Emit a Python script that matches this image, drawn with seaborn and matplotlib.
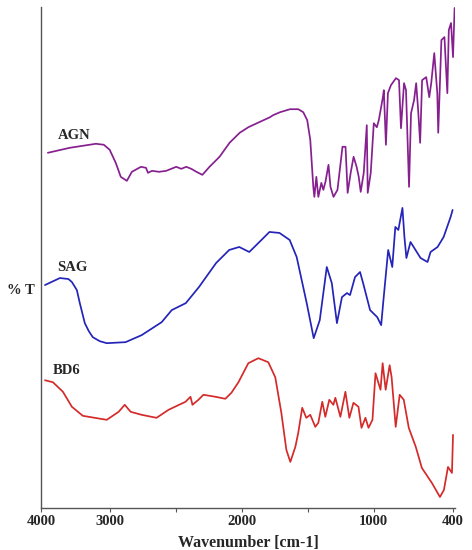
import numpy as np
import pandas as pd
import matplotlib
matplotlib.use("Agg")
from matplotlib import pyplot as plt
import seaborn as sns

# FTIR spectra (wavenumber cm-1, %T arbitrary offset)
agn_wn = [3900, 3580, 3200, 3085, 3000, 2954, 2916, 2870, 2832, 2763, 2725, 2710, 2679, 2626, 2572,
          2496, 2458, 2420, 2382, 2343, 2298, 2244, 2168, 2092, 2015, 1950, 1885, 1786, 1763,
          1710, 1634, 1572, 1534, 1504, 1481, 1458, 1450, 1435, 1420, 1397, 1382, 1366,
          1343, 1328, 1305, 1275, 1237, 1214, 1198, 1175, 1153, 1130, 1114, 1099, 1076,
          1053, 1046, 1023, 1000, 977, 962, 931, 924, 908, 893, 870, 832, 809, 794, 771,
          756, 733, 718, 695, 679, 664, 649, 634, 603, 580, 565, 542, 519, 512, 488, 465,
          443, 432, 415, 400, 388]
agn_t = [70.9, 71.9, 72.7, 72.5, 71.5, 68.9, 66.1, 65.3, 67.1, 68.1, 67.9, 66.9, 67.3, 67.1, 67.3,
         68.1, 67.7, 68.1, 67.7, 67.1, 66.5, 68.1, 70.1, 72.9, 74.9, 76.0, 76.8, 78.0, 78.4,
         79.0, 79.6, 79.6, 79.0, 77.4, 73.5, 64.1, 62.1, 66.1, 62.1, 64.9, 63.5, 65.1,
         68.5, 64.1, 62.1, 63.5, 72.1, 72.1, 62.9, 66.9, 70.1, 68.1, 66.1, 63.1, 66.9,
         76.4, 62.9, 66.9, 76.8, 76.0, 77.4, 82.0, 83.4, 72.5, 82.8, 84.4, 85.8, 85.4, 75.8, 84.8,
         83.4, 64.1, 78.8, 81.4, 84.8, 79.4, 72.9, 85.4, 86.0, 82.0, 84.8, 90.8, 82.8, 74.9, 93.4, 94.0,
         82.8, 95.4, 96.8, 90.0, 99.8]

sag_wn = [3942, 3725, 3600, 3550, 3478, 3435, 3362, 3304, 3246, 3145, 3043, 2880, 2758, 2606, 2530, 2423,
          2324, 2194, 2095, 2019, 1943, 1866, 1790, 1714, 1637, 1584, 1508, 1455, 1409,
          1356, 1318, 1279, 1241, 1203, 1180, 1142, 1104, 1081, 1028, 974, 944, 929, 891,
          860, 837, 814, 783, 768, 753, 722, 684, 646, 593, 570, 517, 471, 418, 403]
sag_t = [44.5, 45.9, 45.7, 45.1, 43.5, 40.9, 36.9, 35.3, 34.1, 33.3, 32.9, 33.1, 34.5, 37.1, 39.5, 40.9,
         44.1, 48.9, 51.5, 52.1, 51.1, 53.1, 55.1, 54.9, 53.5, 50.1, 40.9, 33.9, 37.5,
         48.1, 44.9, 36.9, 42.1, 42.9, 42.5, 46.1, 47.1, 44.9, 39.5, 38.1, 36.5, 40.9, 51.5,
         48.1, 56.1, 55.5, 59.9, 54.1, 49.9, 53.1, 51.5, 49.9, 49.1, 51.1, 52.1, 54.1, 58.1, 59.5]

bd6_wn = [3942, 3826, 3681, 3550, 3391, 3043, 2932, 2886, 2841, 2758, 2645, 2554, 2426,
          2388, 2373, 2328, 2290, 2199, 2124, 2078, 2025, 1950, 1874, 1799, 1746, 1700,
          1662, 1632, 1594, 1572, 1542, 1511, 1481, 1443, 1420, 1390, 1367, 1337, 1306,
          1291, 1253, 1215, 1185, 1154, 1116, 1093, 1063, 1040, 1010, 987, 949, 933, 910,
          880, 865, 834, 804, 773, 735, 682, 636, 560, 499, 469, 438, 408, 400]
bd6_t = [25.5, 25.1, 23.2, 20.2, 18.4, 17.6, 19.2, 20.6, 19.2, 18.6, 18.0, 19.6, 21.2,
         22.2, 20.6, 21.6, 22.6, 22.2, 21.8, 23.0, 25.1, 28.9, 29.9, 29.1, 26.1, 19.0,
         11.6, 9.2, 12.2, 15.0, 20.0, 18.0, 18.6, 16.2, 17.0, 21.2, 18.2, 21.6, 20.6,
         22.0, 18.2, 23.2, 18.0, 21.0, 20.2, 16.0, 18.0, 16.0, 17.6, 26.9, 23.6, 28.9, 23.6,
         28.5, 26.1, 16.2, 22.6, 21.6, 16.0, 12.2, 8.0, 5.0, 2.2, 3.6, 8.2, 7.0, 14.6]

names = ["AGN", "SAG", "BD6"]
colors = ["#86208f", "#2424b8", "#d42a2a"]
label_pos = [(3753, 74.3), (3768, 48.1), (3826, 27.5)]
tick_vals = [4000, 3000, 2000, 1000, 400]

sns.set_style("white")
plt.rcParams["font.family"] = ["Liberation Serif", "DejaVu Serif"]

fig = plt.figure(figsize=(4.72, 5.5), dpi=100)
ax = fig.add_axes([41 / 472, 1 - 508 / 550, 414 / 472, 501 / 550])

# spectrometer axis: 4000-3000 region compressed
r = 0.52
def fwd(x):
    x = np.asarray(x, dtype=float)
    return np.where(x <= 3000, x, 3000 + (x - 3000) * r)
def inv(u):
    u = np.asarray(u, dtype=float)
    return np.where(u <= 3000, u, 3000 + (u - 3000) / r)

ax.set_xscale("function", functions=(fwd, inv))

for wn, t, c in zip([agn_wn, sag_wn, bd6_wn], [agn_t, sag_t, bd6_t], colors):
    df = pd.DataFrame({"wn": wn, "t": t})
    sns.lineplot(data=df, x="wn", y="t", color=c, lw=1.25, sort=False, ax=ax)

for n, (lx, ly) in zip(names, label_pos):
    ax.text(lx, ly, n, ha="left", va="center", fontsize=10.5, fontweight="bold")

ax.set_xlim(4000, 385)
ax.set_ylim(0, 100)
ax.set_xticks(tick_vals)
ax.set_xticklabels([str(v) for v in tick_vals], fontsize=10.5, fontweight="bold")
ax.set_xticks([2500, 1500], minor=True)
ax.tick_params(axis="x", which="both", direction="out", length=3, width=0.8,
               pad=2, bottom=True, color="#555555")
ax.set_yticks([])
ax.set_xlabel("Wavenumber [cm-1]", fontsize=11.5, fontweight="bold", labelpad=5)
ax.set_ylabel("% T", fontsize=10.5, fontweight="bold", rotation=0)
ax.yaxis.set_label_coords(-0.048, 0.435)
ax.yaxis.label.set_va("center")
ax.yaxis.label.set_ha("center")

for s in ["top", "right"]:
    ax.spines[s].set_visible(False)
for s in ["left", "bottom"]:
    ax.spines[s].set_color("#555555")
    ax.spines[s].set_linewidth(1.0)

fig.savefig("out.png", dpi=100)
☆ ☆ ☆
> [Exercise brief]
Please set down each line of the data above exactly as written, without the pictures.

> [Exercise response]
Emit a Python script that matches this image, drawn with seaborn and matplotlib.
import numpy as np
import pandas as pd
import matplotlib
matplotlib.use("Agg")
from matplotlib import pyplot as plt
import seaborn as sns

# FTIR spectra (wavenumber cm-1, %T arbitrary offset)
agn_wn = [3900, 3580, 3200, 3085, 3000, 2954, 2916, 2870, 2832, 2763, 2725, 2710, 2679, 2626, 2572,
          2496, 2458, 2420, 2382, 2343, 2298, 2244, 2168, 2092, 2015, 1950, 1885, 1786, 1763,
          1710, 1634, 1572, 1534, 1504, 1481, 1458, 1450, 1435, 1420, 1397, 1382, 1366,
          1343, 1328, 1305, 1275, 1237, 1214, 1198, 1175, 1153, 1130, 1114, 1099, 1076,
          1053, 1046, 1023, 1000, 977, 962, 931, 924, 908, 893, 870, 832, 809, 794, 771,
          756, 733, 718, 695, 679, 664, 649, 634, 603, 580, 565, 542, 519, 512, 488, 465,
          443, 432, 415, 400, 388]
agn_t = [70.9, 71.9, 72.7, 72.5, 71.5, 68.9, 66.1, 65.3, 67.1, 68.1, 67.9, 66.9, 67.3, 67.1, 67.3,
         68.1, 67.7, 68.1, 67.7, 67.1, 66.5, 68.1, 70.1, 72.9, 74.9, 76.0, 76.8, 78.0, 78.4,
         79.0, 79.6, 79.6, 79.0, 77.4, 73.5, 64.1, 62.1, 66.1, 62.1, 64.9, 63.5, 65.1,
         68.5, 64.1, 62.1, 63.5, 72.1, 72.1, 62.9, 66.9, 70.1, 68.1, 66.1, 63.1, 66.9,
         76.4, 62.9, 66.9, 76.8, 76.0, 77.4, 82.0, 83.4, 72.5, 82.8, 84.4, 85.8, 85.4, 75.8, 84.8,
         83.4, 64.1, 78.8, 81.4, 84.8, 79.4, 72.9, 85.4, 86.0, 82.0, 84.8, 90.8, 82.8, 74.9, 93.4, 94.0,
         82.8, 95.4, 96.8, 90.0, 99.8]

sag_wn = [3942, 3725, 3600, 3550, 3478, 3435, 3362, 3304, 3246, 3145, 3043, 2880, 2758, 2606, 2530, 2423,
          2324, 2194, 2095, 2019, 1943, 1866, 1790, 1714, 1637, 1584, 1508, 1455, 1409,
          1356, 1318, 1279, 1241, 1203, 1180, 1142, 1104, 1081, 1028, 974, 944, 929, 891,
          860, 837, 814, 783, 768, 753, 722, 684, 646, 593, 570, 517, 471, 418, 403]
sag_t = [44.5, 45.9, 45.7, 45.1, 43.5, 40.9, 36.9, 35.3, 34.1, 33.3, 32.9, 33.1, 34.5, 37.1, 39.5, 40.9,
         44.1, 48.9, 51.5, 52.1, 51.1, 53.1, 55.1, 54.9, 53.5, 50.1, 40.9, 33.9, 37.5,
         48.1, 44.9, 36.9, 42.1, 42.9, 42.5, 46.1, 47.1, 44.9, 39.5, 38.1, 36.5, 40.9, 51.5,
         48.1, 56.1, 55.5, 59.9, 54.1, 49.9, 53.1, 51.5, 49.9, 49.1, 51.1, 52.1, 54.1, 58.1, 59.5]

bd6_wn = [3942, 3826, 3681, 3550, 3391, 3043, 2932, 2886, 2841, 2758, 2645, 2554, 2426,
          2388, 2373, 2328, 2290, 2199, 2124, 2078, 2025, 1950, 1874, 1799, 1746, 1700,
          1662, 1632, 1594, 1572, 1542, 1511, 1481, 1443, 1420, 1390, 1367, 1337, 1306,
          1291, 1253, 1215, 1185, 1154, 1116, 1093, 1063, 1040, 1010, 987, 949, 933, 910,
          880, 865, 834, 804, 773, 735, 682, 636, 560, 499, 469, 438, 408, 400]
bd6_t = [25.5, 25.1, 23.2, 20.2, 18.4, 17.6, 19.2, 20.6, 19.2, 18.6, 18.0, 19.6, 21.2,
         22.2, 20.6, 21.6, 22.6, 22.2, 21.8, 23.0, 25.1, 28.9, 29.9, 29.1, 26.1, 19.0,
         11.6, 9.2, 12.2, 15.0, 20.0, 18.0, 18.6, 16.2, 17.0, 21.2, 18.2, 21.6, 20.6,
         22.0, 18.2, 23.2, 18.0, 21.0, 20.2, 16.0, 18.0, 16.0, 17.6, 26.9, 23.6, 28.9, 23.6,
         28.5, 26.1, 16.2, 22.6, 21.6, 16.0, 12.2, 8.0, 5.0, 2.2, 3.6, 8.2, 7.0, 14.6]

names = ["AGN", "SAG", "BD6"]
colors = ["#86208f", "#2424b8", "#d42a2a"]
label_pos = [(3753, 74.3), (3768, 48.1), (3826, 27.5)]
tick_vals = [4000, 3000, 2000, 1000, 400]

sns.set_style("white")
plt.rcParams["font.family"] = ["Liberation Serif", "DejaVu Serif"]

fig = plt.figure(figsize=(4.72, 5.5), dpi=100)
ax = fig.add_axes([41 / 472, 1 - 508 / 550, 414 / 472, 501 / 550])

# spectrometer axis: 4000-3000 region compressed
r = 0.52
def fwd(x):
    x = np.asarray(x, dtype=float)
    return np.where(x <= 3000, x, 3000 + (x - 3000) * r)
def inv(u):
    u = np.asarray(u, dtype=float)
    return np.where(u <= 3000, u, 3000 + (u - 3000) / r)

ax.set_xscale("function", functions=(fwd, inv))

for wn, t, c in zip([agn_wn, sag_wn, bd6_wn], [agn_t, sag_t, bd6_t], colors):
    df = pd.DataFrame({"wn": wn, "t": t})
    sns.lineplot(data=df, x="wn", y="t", color=c, lw=1.25, sort=False, ax=ax)

for n, (lx, ly) in zip(names, label_pos):
    ax.text(lx, ly, n, ha="left", va="center", fontsize=10.5, fontweight="bold")

ax.set_xlim(4000, 385)
ax.set_ylim(0, 100)
ax.set_xticks(tick_vals)
ax.set_xticklabels([str(v) for v in tick_vals], fontsize=10.5, fontweight="bold")
ax.set_xticks([2500, 1500], minor=True)
ax.tick_params(axis="x", which="both", direction="out", length=3, width=0.8,
               pad=2, bottom=True, color="#555555")
ax.set_yticks([])
ax.set_xlabel("Wavenumber [cm-1]", fontsize=11.5, fontweight="bold", labelpad=5)
ax.set_ylabel("% T", fontsize=10.5, fontweight="bold", rotation=0)
ax.yaxis.set_label_coords(-0.048, 0.435)
ax.yaxis.label.set_va("center")
ax.yaxis.label.set_ha("center")

for s in ["top", "right"]:
    ax.spines[s].set_visible(False)
for s in ["left", "bottom"]:
    ax.spines[s].set_color("#555555")
    ax.spines[s].set_linewidth(1.0)

fig.savefig("out.png", dpi=100)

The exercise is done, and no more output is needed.